Llevan años reclamando que se les restituya el derecho a recibir las pensiones
por las que han cotizado durante toda su vida laboral. Y por que no se les
utilice como apuntes contables que sirven para cuadrar las cuentas del Estado,
ni se les utilice como datos demográficos de fácil seducción electoralista. Su
grito en defensa de las pensiones, gobierne quien gobierne, surge del hartazgo de
sentirse siempre manipulados por Ejecutivos de todo color, y de ver cómo sus
pensiones, en vez mantener su poder adquisitivo, menguan cada año, con cada
gobierno y con cada problema de la economía que los administradores políticos
no han sabido prever ni solventar sin echar mano de la “hucha” de las pensiones
y otras partidas del gasto social. Se manifiestan, gritan y contribuyen a hacer
hervir este otoño con toda la razón del mundo. Y porque no consienten que se les arrebate su dignidad, aunque estén a punto de morirse.
Es enervante que la política se entretenga en mirarse el
ombligo mientras el país sufre las consecuencias. Un país en el que un 26,1 por
ciento de la población está en riesgo de pobreza o exclusión social.

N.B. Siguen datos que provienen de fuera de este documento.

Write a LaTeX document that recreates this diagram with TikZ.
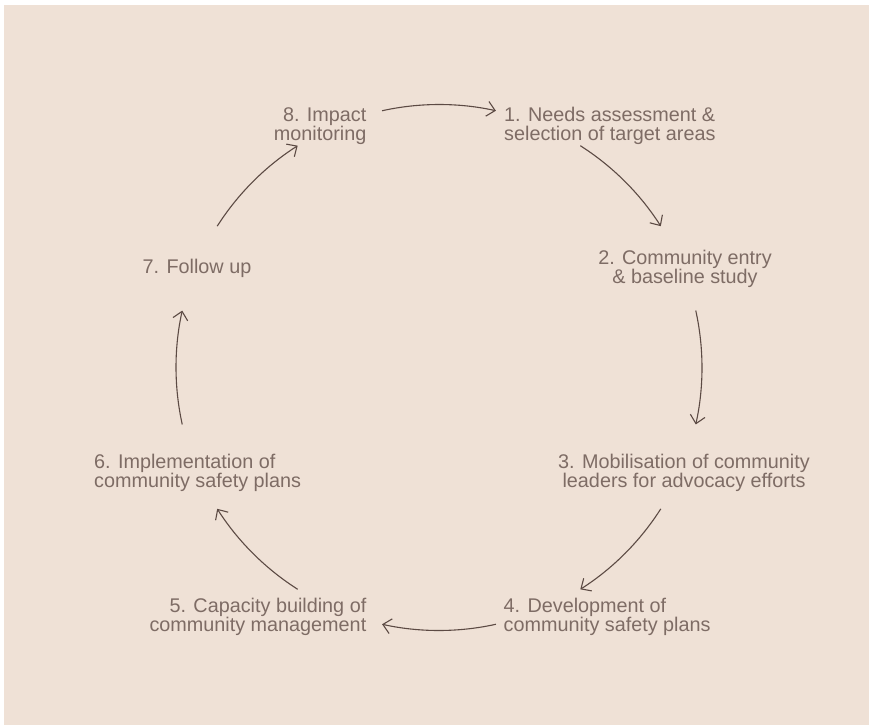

Es decir,
más de 12 millones de personas en España no disponen de los mínimos de renta
necesarios, ni trabajos estables o justamente remunerados, ni posibilidad de
acceso a bienes materiales o servicios, como la calefacción, que indican los riesgos
de padecer pobreza o exclusión, según un reciente informe elaborado por la Red
Europea de Lucha contra la Pobreza con datos de 2018. Tales indicadores miden la
magnitud escalofriante de una condición que se suele confundir con la
indigencia y, sin embargo, está instalada en la mayoría de las ocasiones en
hogares aparentemente normales, en los que el trabajo precario o el desempleo, la
desestructuración familiar o familias monoparentales, la discapacidad o el
cuidado de alguno de sus miembros y hasta la dificultad para acceder a una
vivienda en propiedad o alquiler, materializan los múltiples rostros de la
pobreza. Personas privadas de recursos o excluidos de la sociedad por culpa de
una crisis económica que ha ahondado las desigualdades y ha eliminado las posibilidades
de prosperar y huir de las garras del infortunio. Por mucho que las soflamas gubernamentales
se vanaglorien de haber superado la crisis económica, lo cierto es que los
datos del INE y Eurostat colocan a nuestro país entre los países peor situados
de la UE en cuanto al número de personas que están en riesgo de pobreza o
exclusión.
Mientras unos y otros se enfrentan por cuestiones de identidad y
privilegios, se desgañitan por poltronas y prebendas, una cuarta parte de la
población lucha por tener una vida digna, libre del azote de las privaciones,
sin que nadie se manifieste por ella ni haga uso de la violencia para obligar a
socorrerla. A pesar de todos los problemas que nos acucian, este otoño no hervirá
por los realmente necesitados, cuando debería ser el principal motivo para coger la antorcha.